[YOUR INSTRUCTIONS]:
No images are to be carried over; print all other material exactly as it stands.

>>

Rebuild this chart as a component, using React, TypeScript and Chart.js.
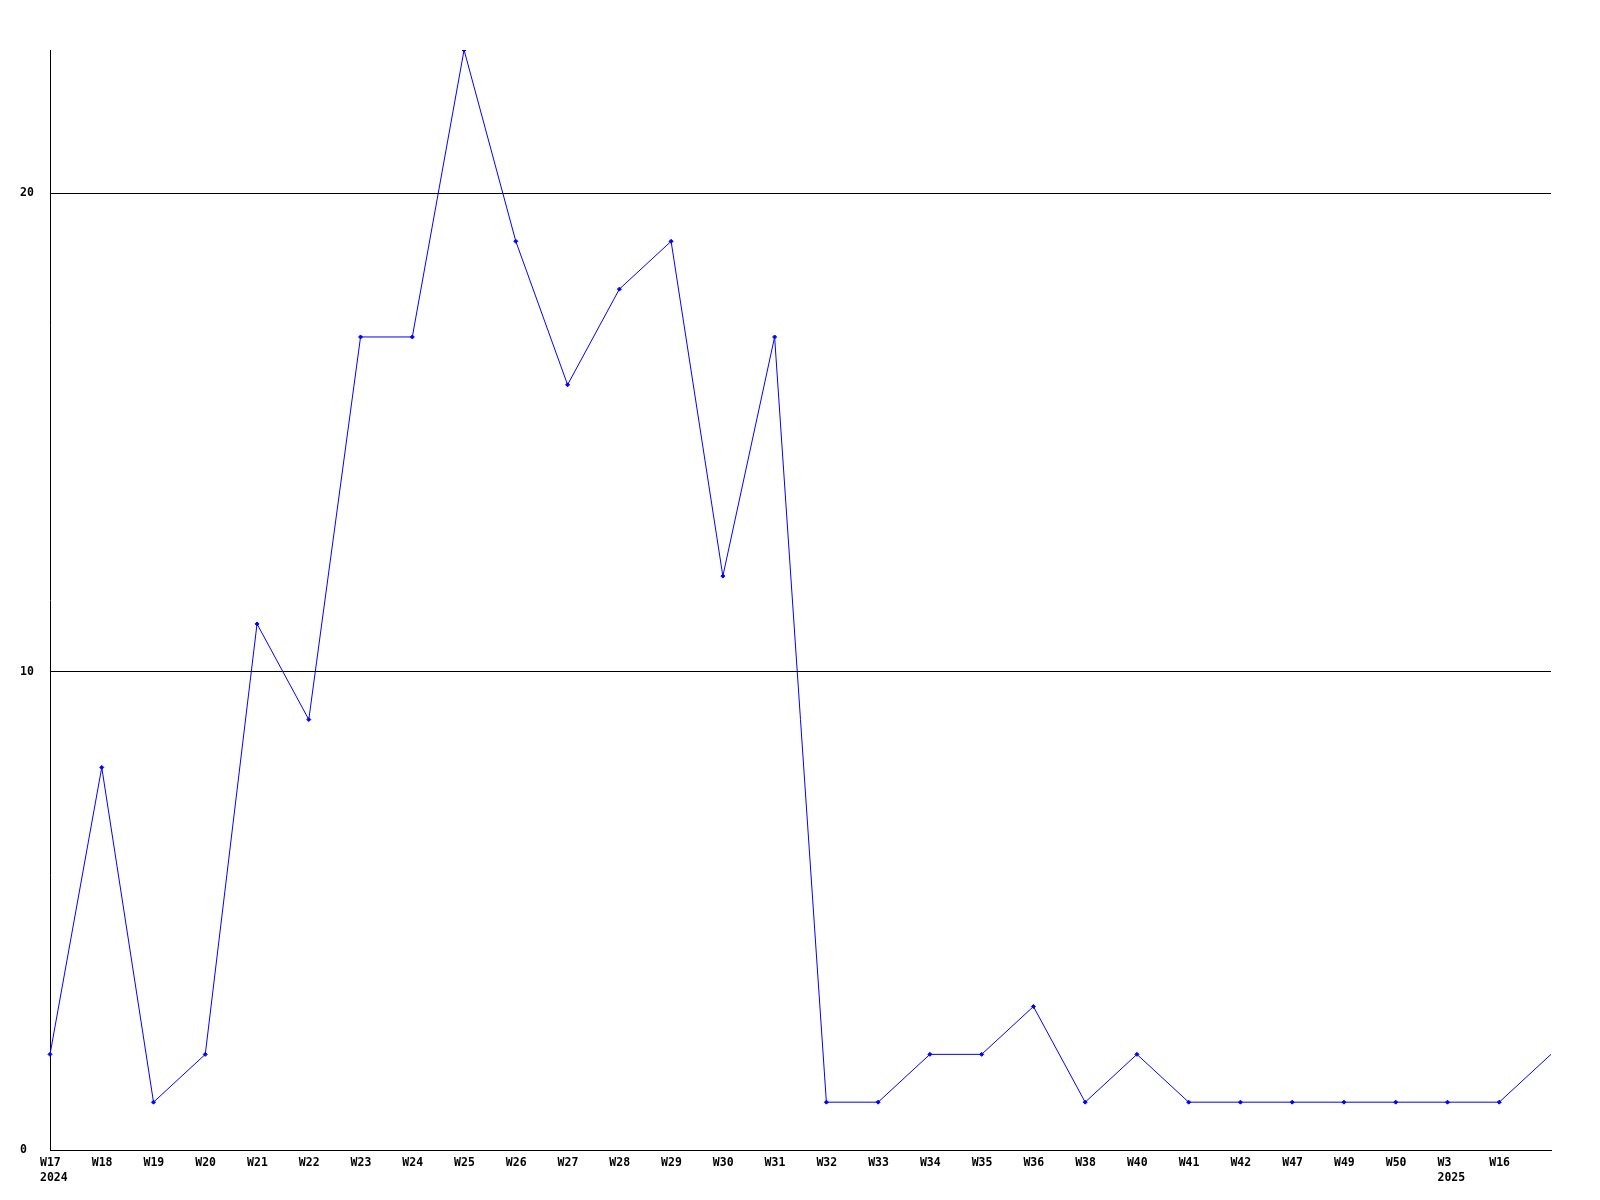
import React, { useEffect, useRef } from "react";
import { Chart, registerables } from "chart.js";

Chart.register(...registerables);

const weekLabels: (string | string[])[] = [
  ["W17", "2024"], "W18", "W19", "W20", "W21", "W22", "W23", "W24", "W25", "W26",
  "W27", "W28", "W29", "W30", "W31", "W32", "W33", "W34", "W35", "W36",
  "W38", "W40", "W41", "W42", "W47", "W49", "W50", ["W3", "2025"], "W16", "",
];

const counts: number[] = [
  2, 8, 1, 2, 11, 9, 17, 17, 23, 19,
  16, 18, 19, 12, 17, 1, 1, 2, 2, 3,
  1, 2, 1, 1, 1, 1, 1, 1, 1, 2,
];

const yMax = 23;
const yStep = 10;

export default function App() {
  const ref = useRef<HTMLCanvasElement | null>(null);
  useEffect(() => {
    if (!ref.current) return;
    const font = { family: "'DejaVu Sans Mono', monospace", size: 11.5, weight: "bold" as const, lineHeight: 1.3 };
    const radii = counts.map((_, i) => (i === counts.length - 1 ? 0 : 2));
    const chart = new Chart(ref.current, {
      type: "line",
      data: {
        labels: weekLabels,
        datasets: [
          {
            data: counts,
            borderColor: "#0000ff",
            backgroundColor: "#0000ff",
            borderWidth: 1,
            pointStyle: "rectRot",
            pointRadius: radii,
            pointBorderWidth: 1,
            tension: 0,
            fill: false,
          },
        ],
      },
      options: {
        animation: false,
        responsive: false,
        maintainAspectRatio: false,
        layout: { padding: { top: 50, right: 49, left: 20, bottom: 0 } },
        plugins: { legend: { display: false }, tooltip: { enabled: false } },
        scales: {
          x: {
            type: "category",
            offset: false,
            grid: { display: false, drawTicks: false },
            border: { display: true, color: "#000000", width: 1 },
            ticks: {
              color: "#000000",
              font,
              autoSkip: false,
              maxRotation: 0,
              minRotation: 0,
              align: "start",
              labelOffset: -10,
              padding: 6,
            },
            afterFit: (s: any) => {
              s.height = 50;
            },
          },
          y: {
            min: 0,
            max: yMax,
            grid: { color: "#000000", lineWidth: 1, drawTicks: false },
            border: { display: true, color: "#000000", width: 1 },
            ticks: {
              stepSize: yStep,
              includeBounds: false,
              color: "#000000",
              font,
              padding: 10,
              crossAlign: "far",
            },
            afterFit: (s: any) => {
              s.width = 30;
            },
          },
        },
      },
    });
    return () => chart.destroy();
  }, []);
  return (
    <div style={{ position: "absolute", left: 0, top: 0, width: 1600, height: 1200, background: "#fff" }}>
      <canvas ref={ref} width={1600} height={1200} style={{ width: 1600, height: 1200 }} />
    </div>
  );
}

<<

[RESULT]:
Rebuild this chart as a component, using React, TypeScript and Chart.js.
import React, { useEffect, useRef } from "react";
import { Chart, registerables } from "chart.js";

Chart.register(...registerables);

const weekLabels: (string | string[])[] = [
  ["W17", "2024"], "W18", "W19", "W20", "W21", "W22", "W23", "W24", "W25", "W26",
  "W27", "W28", "W29", "W30", "W31", "W32", "W33", "W34", "W35", "W36",
  "W38", "W40", "W41", "W42", "W47", "W49", "W50", ["W3", "2025"], "W16", "",
];

const counts: number[] = [
  2, 8, 1, 2, 11, 9, 17, 17, 23, 19,
  16, 18, 19, 12, 17, 1, 1, 2, 2, 3,
  1, 2, 1, 1, 1, 1, 1, 1, 1, 2,
];

const yMax = 23;
const yStep = 10;

export default function App() {
  const ref = useRef<HTMLCanvasElement | null>(null);
  useEffect(() => {
    if (!ref.current) return;
    const font = { family: "'DejaVu Sans Mono', monospace", size: 11.5, weight: "bold" as const, lineHeight: 1.3 };
    const radii = counts.map((_, i) => (i === counts.length - 1 ? 0 : 2));
    const chart = new Chart(ref.current, {
      type: "line",
      data: {
        labels: weekLabels,
        datasets: [
          {
            data: counts,
            borderColor: "#0000ff",
            backgroundColor: "#0000ff",
            borderWidth: 1,
            pointStyle: "rectRot",
            pointRadius: radii,
            pointBorderWidth: 1,
            tension: 0,
            fill: false,
          },
        ],
      },
      options: {
        animation: false,
        responsive: false,
        maintainAspectRatio: false,
        layout: { padding: { top: 50, right: 49, left: 20, bottom: 0 } },
        plugins: { legend: { display: false }, tooltip: { enabled: false } },
        scales: {
          x: {
            type: "category",
            offset: false,
            grid: { display: false, drawTicks: false },
            border: { display: true, color: "#000000", width: 1 },
            ticks: {
              color: "#000000",
              font,
              autoSkip: false,
              maxRotation: 0,
              minRotation: 0,
              align: "start",
              labelOffset: -10,
              padding: 6,
            },
            afterFit: (s: any) => {
              s.height = 50;
            },
          },
          y: {
            min: 0,
            max: yMax,
            grid: { color: "#000000", lineWidth: 1, drawTicks: false },
            border: { display: true, color: "#000000", width: 1 },
            ticks: {
              stepSize: yStep,
              includeBounds: false,
              color: "#000000",
              font,
              padding: 10,
              crossAlign: "far",
            },
            afterFit: (s: any) => {
              s.width = 30;
            },
          },
        },
      },
    });
    return () => chart.destroy();
  }, []);
  return (
    <div style={{ position: "absolute", left: 0, top: 0, width: 1600, height: 1200, background: "#fff" }}>
      <canvas ref={ref} width={1600} height={1200} style={{ width: 1600, height: 1200 }} />
    </div>
  );
}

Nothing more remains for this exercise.